Assunta Spina, en 1915, permet à Bertini d’atteindre le sommet de sa carrière. Elle y incarne le rôle le plus important de sa vie, depuis ses premières représentations théâtrales jusqu’à cette sorte de répétition générale qu’a été en 1912 Il fascino della violenza, de Baldassare Negroni, où elle endossait le rôle de la « femme du peuple » qui se sacrifie après avoir provoqué un meurtre par jalousie. Assunta Spina, adaptation de la pièce de Salvatore Di Giacomo, est officiellement dirigé par Gustavo Serena, qui écrit le scénario en collaboration avec Bertini. L’actrice revendique néanmoins haut et fort sa participation à la réalisation, que reconnaît Serena : « Dans un parfait dialecte napolitain, elle organisait, commandait, disposait les comparses, le point de vue, l’angle de la caméra ; si elle n’était pas convaincue par une scène, elle prétendait la refaire une seconde fois » (Mingozzi 2003, p. 152). C’est son film. Et son triomphe, d’ailleurs : le film est encore aujourd’hui reconnu comme un chef-d’oeuvre, comme il le fut tout au long des années 1920.

Elle y interprète le rôle-titre, celui d’une belle et séduisante jeune popolana napolitaine, courtisée par Michele, qui l’engage comme blanchisseuse, et par Raffaele, avec qui elle fait un peu trop la coquette, notamment le jour de son anniversaire. Furieux, Michele la blesse d’un coup de couteau au visage ; ensuite arrêté, il est condamné à deux ans de prison. Le greffier du tribunal tente alors sa chance auprès d’Assunta, et elle finit par lui céder. Libéré plus tôt que prévu, le soir de Noël, Michele tue ce nouveau rival et, à l’arrivée de la police, prise de remords, Assunta s’accuse du meurtre. Il est clair que l’on nage dans les stéréotypes machistes : alors que l’homme (Michele) reste sympathique malgré sa violence, puisqu’il est jaloux (avec ou sans raison), Assunta est coupable de distribuer trop largement ses sourires : cela l’entraîne vers la quasi-prostitution, puis vers l’autodestruction.
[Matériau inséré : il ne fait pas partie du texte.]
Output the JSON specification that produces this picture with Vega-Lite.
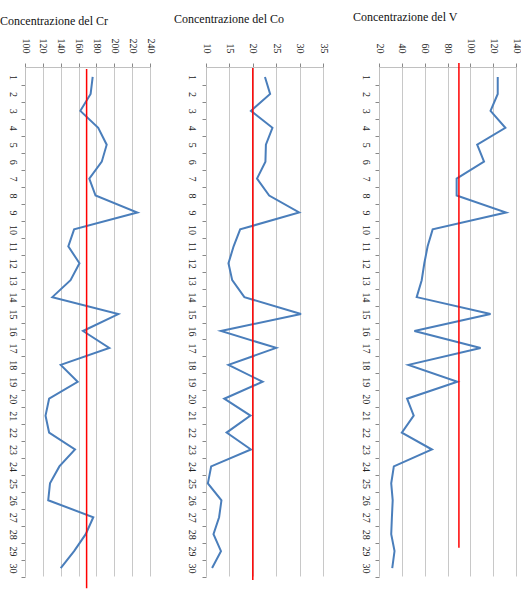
{
  "$schema": "https://vega.github.io/schema/vega-lite/v6.json",
  "padding": {"left": 0, "top": 10, "right": 0, "bottom": 0},
  "background": "white",
  "bounds": "flush",
  "spacing": 56,
  "config": {
    "font": "Liberation Serif",
    "view": {"stroke": null},
    "axis": {"labelFont": "Liberation Serif", "labelFontSize": 10, "labelColor": "#222222", "gridColor": "#c8c8c8", "domainColor": "#c0c0c0", "tickColor": "#888888", "title": null, "labelOverlap": false, "labelBound": false},
    "title": {"font": "Liberation Serif", "fontSize": 12, "fontWeight": "normal", "anchor": "start", "frame": "group", "color": "#111111"}
  },
  "datasets": {
    "cr": [
      {"row": 1, "value": 175.8}, {"row": 2, "value": 173.5}, {"row": 3, "value": 162}, {"row": 4, "value": 182}, {"row": 5, "value": 191.5},
      {"row": 6, "value": 186}, {"row": 7, "value": 172}, {"row": 8, "value": 179}, {"row": 9, "value": 225.8}, {"row": 10, "value": 155},
      {"row": 11, "value": 148.5}, {"row": 12, "value": 161}, {"row": 13, "value": 151}, {"row": 14, "value": 130.6}, {"row": 15, "value": 204.5},
      {"row": 16, "value": 165}, {"row": 17, "value": 194.4}, {"row": 18, "value": 140}, {"row": 19, "value": 159}, {"row": 20, "value": 127},
      {"row": 21, "value": 123}, {"row": 22, "value": 127}, {"row": 23, "value": 156}, {"row": 24, "value": 138.5}, {"row": 25, "value": 128},
      {"row": 26, "value": 126}, {"row": 27, "value": 176.5}, {"row": 28, "value": 168}, {"row": 29, "value": 155}, {"row": 30, "value": 140}
    ],
    "co": [
      {"row": 1, "value": 22.6}, {"row": 2, "value": 23.7}, {"row": 3, "value": 19.6}, {"row": 4, "value": 24.2}, {"row": 5, "value": 22.8},
      {"row": 6, "value": 22.7}, {"row": 7, "value": 20.9}, {"row": 8, "value": 23.5}, {"row": 9, "value": 29.9}, {"row": 10, "value": 17.3},
      {"row": 11, "value": 15.9}, {"row": 12, "value": 14.8}, {"row": 13, "value": 15.6}, {"row": 14, "value": 18.2}, {"row": 15, "value": 30.3},
      {"row": 16, "value": 13.2}, {"row": 17, "value": 25.0}, {"row": 18, "value": 14.8}, {"row": 19, "value": 22.1}, {"row": 20, "value": 13.9},
      {"row": 21, "value": 19.5}, {"row": 22, "value": 14.4}, {"row": 23, "value": 19.6}, {"row": 24, "value": 11.1}, {"row": 25, "value": 10.4},
      {"row": 26, "value": 13.3}, {"row": 27, "value": 12.8}, {"row": 28, "value": 11.6}, {"row": 29, "value": 13.2}, {"row": 30, "value": 11.3}
    ],
    "v": [
      {"row": 1, "value": 124}, {"row": 2, "value": 124}, {"row": 3, "value": 117.7}, {"row": 4, "value": 130.7}, {"row": 5, "value": 106},
      {"row": 6, "value": 112}, {"row": 7, "value": 88}, {"row": 8, "value": 88}, {"row": 9, "value": 131.3}, {"row": 10, "value": 67},
      {"row": 11, "value": 62.6}, {"row": 12, "value": 59.7}, {"row": 13, "value": 57.4}, {"row": 14, "value": 53}, {"row": 15, "value": 117.7},
      {"row": 16, "value": 51}, {"row": 17, "value": 109}, {"row": 18, "value": 45.8}, {"row": 19, "value": 88.7}, {"row": 20, "value": 44.6},
      {"row": 21, "value": 50.4}, {"row": 22, "value": 40}, {"row": 23, "value": 66.4}, {"row": 24, "value": 33}, {"row": 25, "value": 30.7},
      {"row": 26, "value": 32}, {"row": 27, "value": 31.3}, {"row": 28, "value": 30.7}, {"row": 29, "value": 33.6}, {"row": 30, "value": 31.6}
    ]
  },
  "hconcat": [
    {
      "width": 125, "height": 509,
      "title": {"text": "Concentrazione del Cr", "dx": -25, "offset": 10},
      "encoding": {
        "x": {"field": "value", "type": "quantitative", "scale": {"domain": [100, 240], "nice": false, "zero": false},
          "axis": {"orient": "top", "values": [100, 120, 140, 160, 180, 200, 220, 240], "labelAngle": 90, "labelPadding": 10, "tickSize": 4, "grid": true, "labelOverlap": false, "labelFlush": false}},
        "y": {"field": "row", "type": "quantitative", "scale": {"domain": [0.41, 30.47], "reverse": true, "nice": false, "zero": false},
          "axis": {"values": [1,2,3,4,5,6,7,8,9,10,11,12,13,14,15,16,17,18,19,20,21,22,23,24,25,26,27,28,29,30], "labelAngle": 90, "tickOffset": 8.5, "labelOffset": -8.5, "grid": false, "tickSize": 4, "labelPadding": 4, "labelOverlap": false, "labelFlush": false}}
      },
      "layer": [
        {"data": {"name": "cr"}, "mark": {"type": "line", "color": "#4a7ebb", "strokeWidth": 2}, "encoding": {"order": {"field": "row", "type": "quantitative"}}},
        {"data": {"values": [{"value": 169, "row": 0.53, "row_end": 31.2}]}, "mark": {"type": "rule", "color": "#ff0000", "strokeWidth": 1.5}, "encoding": {"y2": {"field": "row_end"}}}
      ]
    },
    {
      "width": 117, "height": 509,
      "title": {"text": "Concentrazione del Co", "dx": -32, "offset": 17},
      "encoding": {
        "x": {"field": "value", "type": "quantitative", "scale": {"domain": [10, 35], "nice": false, "zero": false},
          "axis": {"orient": "top", "values": [10, 15, 20, 25, 30, 35], "labelAngle": 90, "labelPadding": 10, "tickSize": 4, "grid": true, "labelOverlap": false, "labelFlush": false}},
        "y": {"field": "row", "type": "quantitative", "scale": {"domain": [0.41, 30.47], "reverse": true, "nice": false, "zero": false},
          "axis": {"values": [1,2,3,4,5,6,7,8,9,10,11,12,13,14,15,16,17,18,19,20,21,22,23,24,25,26,27,28,29,30], "labelAngle": 90, "tickOffset": 8.5, "labelOffset": -8.5, "grid": false, "tickSize": 4, "labelPadding": 6, "labelOverlap": false, "labelFlush": false}}
      },
      "layer": [
        {"data": {"name": "co"}, "mark": {"type": "line", "color": "#4a7ebb", "strokeWidth": 2}, "encoding": {"order": {"field": "row", "type": "quantitative"}}},
        {"data": {"values": [{"value": 20, "row": 0.47, "row_end": 30.7}]}, "mark": {"type": "rule", "color": "#ff0000", "strokeWidth": 1.5}, "encoding": {"y2": {"field": "row_end"}}}
      ]
    },
    {
      "width": 137, "height": 509,
      "title": {"text": "Concentrazione del V", "dx": -26, "offset": 14},
      "encoding": {
        "x": {"field": "value", "type": "quantitative", "scale": {"domain": [20, 140], "nice": false, "zero": false},
          "axis": {"orient": "top", "values": [20, 40, 60, 80, 100, 120, 140], "labelAngle": 90, "labelPadding": 10, "tickSize": 4, "grid": true, "labelOverlap": false, "labelFlush": false}},
        "y": {"field": "row", "type": "quantitative", "scale": {"domain": [0.41, 30.47], "reverse": true, "nice": false, "zero": false},
          "axis": {"values": [1,2,3,4,5,6,7,8,9,10,11,12,13,14,15,16,17,18,19,20,21,22,23,24,25,26,27,28,29,30], "labelAngle": 90, "tickOffset": 8.5, "labelOffset": -8.5, "grid": false, "tickSize": 4, "labelPadding": 5, "labelOverlap": false, "labelFlush": false}}
      },
      "layer": [
        {"data": {"name": "v"}, "mark": {"type": "line", "color": "#4a7ebb", "strokeWidth": 2}, "encoding": {"order": {"field": "row", "type": "quantitative"}}},
        {"data": {"values": [{"value": 90, "row": 0.18, "row_end": 28.8}]}, "mark": {"type": "rule", "color": "#ff0000", "strokeWidth": 1.5}, "encoding": {"y2": {"field": "row_end"}}}
      ]
    }
  ]
}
Les vagues ressemblances entre les thèmes d’Assunta Spina et ceux de Carmen (1875) de Georges Bizet — une superbe femme du peuple, prête à toutes les coquetteries ; la prophétie d’une zingara, qui annonce du sang comme les cartes annonçaient la mort à Carmen — sont accentuées par un ajout, proposé par Bertini elle-même, au scénario original : son personnage séduira, sans même le vouloir, le carabinier chargé de l’arrêter. Ce sont surtout les postures et la gestuelle d’Assunta (en fait, de Bertini) qui évoquent celles de Carmen, telles qu’elles sont traditionnellement représentées : dans ce film, le jeu corporel a une efficacité qui tient à sa simplicité symbolique, inspirée de l’opéra, où la nécessité de chanter des arias immobilise souvent la cantatrice, la tête portée très haut, la gorge exposée (du moins à cette époque). Le corps rejeté en arrière, les poings souvent placés sur les hanches, dans un geste d’affirmation ou de révolte, ou les bras tendus ou levés, dans un geste de douleur ou de supplication, la tête haute, la gorge dégagée, sont typiques du jeu des divas italiennes. L’un des talents de la Bertini fut d’exploiter cette gestuelle au maximum, tout en sachant en inventer des variantes.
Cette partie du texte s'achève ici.